▸ **Problem requirements**: Include the line containing "W, H = 1064, 1253" and all lines before it, repeated exactly from the listing below, without pictures.
┌─ Data provided
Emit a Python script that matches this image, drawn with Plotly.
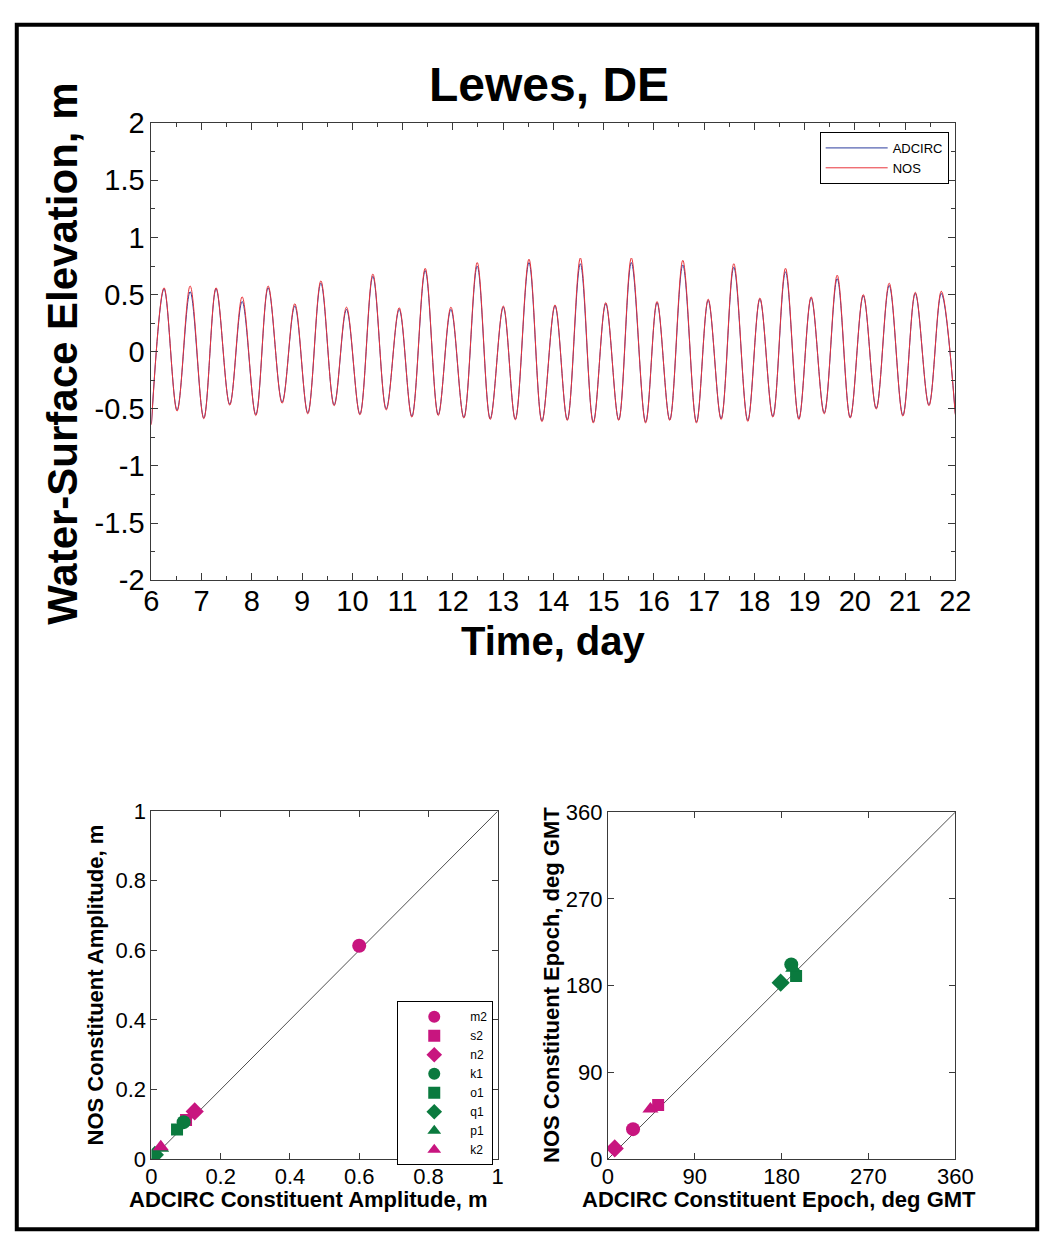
import plotly.graph_objects as go

W, H = 1064, 1253

# ---- Water-surface elevation at Lewes, DE: high / low water (day, m) ----
high_time = [6.252, 6.771, 7.287, 7.806, 8.324, 8.854, 9.373, 9.883, 10.408, 10.932,
             11.450, 11.961, 12.485, 13.004, 13.515, 14.033, 14.538, 15.043, 15.553,
             16.064, 16.577, 17.082, 17.592, 18.111, 18.621, 19.132, 19.650, 20.169,
             20.685, 21.204, 21.722]
nos_high = [0.56, 0.575, 0.56, 0.48, 0.575, 0.42, 0.62, 0.39, 0.68, 0.385, 0.73, 0.39,
            0.78, 0.40, 0.81, 0.41, 0.82, 0.43, 0.82, 0.44, 0.80, 0.46, 0.77, 0.47,
            0.73, 0.48, 0.67, 0.50, 0.60, 0.52, 0.53]
adcirc_high = [0.55, 0.525, 0.55, 0.44, 0.56, 0.40, 0.60, 0.37, 0.66, 0.37, 0.71, 0.37,
               0.75, 0.39, 0.78, 0.40, 0.77, 0.42, 0.78, 0.43, 0.76, 0.45, 0.74, 0.46,
               0.70, 0.47, 0.64, 0.49, 0.58, 0.51, 0.51]
low_time = [6.511, 7.043, 7.559, 8.078, 8.602, 9.113, 9.637, 10.150, 10.674, 11.184,
            11.709, 12.219, 12.744, 13.243, 13.773, 14.278, 14.796, 15.301, 15.837,
            16.317, 16.849, 17.340, 17.870, 18.369, 18.887, 19.392, 19.909, 20.427,
            20.957, 21.476]
nos_low = [-0.52, -0.587, -0.468, -0.559, -0.451, -0.544, -0.473, -0.553, -0.510, -0.573,
           -0.559, -0.581, -0.593, -0.596, -0.612, -0.601, -0.624, -0.601, -0.624, -0.601,
           -0.624, -0.593, -0.610, -0.573, -0.593, -0.544, -0.581, -0.502, -0.564, -0.473]
adcirc_low = [-0.51, -0.58, -0.46, -0.55, -0.44, -0.535, -0.465, -0.545, -0.50, -0.565,
              -0.55, -0.575, -0.585, -0.59, -0.605, -0.595, -0.615, -0.595, -0.615, -0.595,
              -0.615, -0.585, -0.60, -0.565, -0.585, -0.535, -0.575, -0.495, -0.555, -0.465]
series_start_time, series_end_time = 6.0, 22.0
nos_start, nos_end = -0.64, -0.55
adcirc_start, adcirc_end = -0.63, -0.54

elev_ticks = [-2, -1.5, -1, -0.5, 0, 0.5, 1, 1.5, 2]
elev_ticktext = ["-2", "-1.5", "-1", "-0.5", "0", "0.5", "1", "1.5", "2"]
day_ticks = list(range(6, 23))

# ---- Harmonic constituents ----
constituents = ["m2", "s2", "n2", "k1", "o1", "q1", "p1", "k2"]
symbols = ["circle", "square", "diamond", "circle", "square", "diamond",
           "triangle-up", "triangle-up"]
colors = ["#C8157F", "#C8157F", "#C8157F", "#0A7A3E", "#0A7A3E", "#0A7A3E",
          "#0A7A3E", "#C8157F"]
amp_adcirc = [0.600, 0.100, 0.125, 0.093, 0.074, 0.010, 0.028, 0.027]
amp_nos = [0.613, 0.112, 0.137, 0.106, 0.085, 0.012, 0.031, 0.035]
epoch_adcirc = [26, 52, 7, 190, 195, 179, 192, 44]
epoch_nos = [31, 56, 11, 202, 190, 183, 198, 52]


def interleave(start_t, start_v, ht, hv, lt, lv, end_t, end_v):
    t, v = [start_t], [start_v]
    for i in range(len(ht)):
        t.append(ht[i]); v.append(hv[i])
        if i < len(lt):
            t.append(lt[i]); v.append(lv[i])
    t.append(end_t); v.append(end_v)
    return t, v


t_ad, v_ad = interleave(series_start_time, adcirc_start, high_time, adcirc_high,
                        low_time, adcirc_low, series_end_time, adcirc_end)
t_nos, v_nos = interleave(series_start_time, nos_start, high_time, nos_high,
                          low_time, nos_low, series_end_time, nos_end)


def px_x(p):
    return p / W


def px_y(p):
    return 1 - p / H


FONT = "Liberation Sans, Arial, sans-serif"
AXIS_COL = "#3a3a3a"

fig = go.Figure()

fig.add_trace(go.Scatter(x=t_ad, y=v_ad, mode="lines", name="ADCIRC",
                         line=dict(color="#2B3C9E", width=1, shape="spline", smoothing=1.0),
                         xaxis="x", yaxis="y", legend="legend"))
fig.add_trace(go.Scatter(x=t_nos, y=v_nos, mode="lines", name="NOS",
                         line=dict(color="#E8333A", width=1, shape="spline", smoothing=1.0),
                         xaxis="x", yaxis="y", legend="legend"))

# 1:1 reference lines
fig.add_trace(go.Scatter(x=[0, 1], y=[0, 1], mode="lines", showlegend=False,
                         line=dict(color="#222222", width=0.8), xaxis="x2", yaxis="y2"))
fig.add_trace(go.Scatter(x=[0, 360], y=[0, 360], mode="lines", showlegend=False,
                         line=dict(color="#222222", width=0.8), xaxis="x3", yaxis="y3"))

for i, name in enumerate(constituents):
    size = 12 if symbols[i] == "square" else 14
    fig.add_trace(go.Scatter(x=[amp_adcirc[i]], y=[amp_nos[i]], mode="markers", name=name,
                             marker=dict(symbol=symbols[i], color=colors[i], size=size),
                             xaxis="x2", yaxis="y2", legend="legend2"))
    fig.add_trace(go.Scatter(x=[epoch_adcirc[i]], y=[epoch_nos[i]], mode="markers", name=name,
                             showlegend=False,
                             marker=dict(symbol=symbols[i], color=colors[i], size=size),
                             xaxis="x3", yaxis="y3"))

common_axis = dict(showline=True, linecolor=AXIS_COL, linewidth=1, mirror="ticks",
                   ticks="inside", tickcolor=AXIS_COL, showgrid=False, zeroline=False)

BIG_TICK = dict(family=FONT, size=29, color="black")
SMALL_TICK = dict(family=FONT, size=22, color="black")

fig.update_layout(
    width=W, height=H,
    margin=dict(l=0, r=0, t=0, b=0),
    paper_bgcolor="white", plot_bgcolor="white",
    font=dict(family=FONT, color="black"),
    xaxis=dict(common_axis, domain=[px_x(147), px_x(971)], anchor="y",
               range=[6, 22], tickvals=day_ticks, ticklen=7, tickfont=BIG_TICK,
               ticklabelstandoff=-5,
               minor=dict(ticks="inside", dtick=0.5, ticklen=4, tickcolor=AXIS_COL)),
    yaxis=dict(common_axis, domain=[px_y(579), px_y(110)], anchor="x",
               range=[-2, 2], tickvals=elev_ticks, ticktext=elev_ticktext, ticklen=7,
               tickfont=BIG_TICK,
               minor=dict(ticks="inside", dtick=0.25, ticklen=4, tickcolor=AXIS_COL)),
    xaxis2=dict(common_axis, domain=[px_x(147), px_x(502)], anchor="y2",
                range=[0, 1], dtick=0.2, ticklen=6, tickfont=SMALL_TICK,
                ticklabelstandoff=-2),
    yaxis2=dict(common_axis, domain=[px_y(1173), px_y(816)], anchor="x2",
                range=[0, 1], dtick=0.2, ticklen=6, tickfont=SMALL_TICK),
    xaxis3=dict(common_axis, domain=[px_x(615), px_x(971)], anchor="y3",
                range=[0, 360], dtick=90, ticklen=6, tickfont=SMALL_TICK,
                ticklabelstandoff=-2),
    yaxis3=dict(common_axis, domain=[px_y(1173), px_y(817)], anchor="x3",
                range=[0, 360], dtick=90, ticklen=6, tickfont=SMALL_TICK),
    legend=dict(x=px_x(832), y=px_y(119), xanchor="left", yanchor="top",
                bgcolor="white", bordercolor="black", borderwidth=1,
                font=dict(family=FONT, size=13, color="black"), tracegroupgap=0,
                itemwidth=62),
    legend2=dict(x=px_x(399), y=px_y(1011), xanchor="left", yanchor="top",
                 bgcolor="white", bordercolor="black", borderwidth=1,
                 font=dict(family=FONT, size=12, color="black"), tracegroupgap=0,
                 itemsizing="constant", itemwidth=62),
    showlegend=True,
)

annotations = [
    dict(text="<b>Lewes, DE</b>", x=px_x(555), y=px_y(70), font=dict(size=48)),
    dict(text="<b>Time, day</b>", x=px_x(559), y=px_y(641), font=dict(size=40)),
    dict(text="<b>Water-Surface Elevation, m</b>", x=px_x(55), y=px_y(347),
         textangle=-90, font=dict(size=42)),
    dict(text="<b>ADCIRC Constituent Amplitude, m</b>", x=px_x(308), y=px_y(1215),
         font=dict(size=22)),
    dict(text="<b>NOS Constituent Amplitude, m</b>", x=px_x(90), y=px_y(994),
         textangle=-90, font=dict(size=22)),
    dict(text="<b>ADCIRC Constituent Epoch, deg GMT</b>", x=px_x(790), y=px_y(1215),
         font=dict(size=22)),
    dict(text="<b>NOS Constituent Epoch, deg GMT</b>", x=px_x(557), y=px_y(994),
         textangle=-90, font=dict(size=22)),
]
for a in annotations:
    a.update(xref="paper", yref="paper", showarrow=False, xanchor="center", yanchor="middle")
    a["font"].update(family=FONT, color="black")
fig.update_layout(annotations=annotations)

# outer frame
fig.add_shape(type="rect", xref="paper", yref="paper",
              x0=px_x(9), x1=px_x(1055), y0=px_y(1245), y1=px_y(9),
              line=dict(color="black", width=4))

fig.write_html("out.html",
               post_script="document.body.style.margin='0';"
                           "document.body.style.overflow='hidden';")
└─
▸ **Correct result**:
Emit a Python script that matches this image, drawn with Plotly.
import plotly.graph_objects as go

W, H = 1064, 1253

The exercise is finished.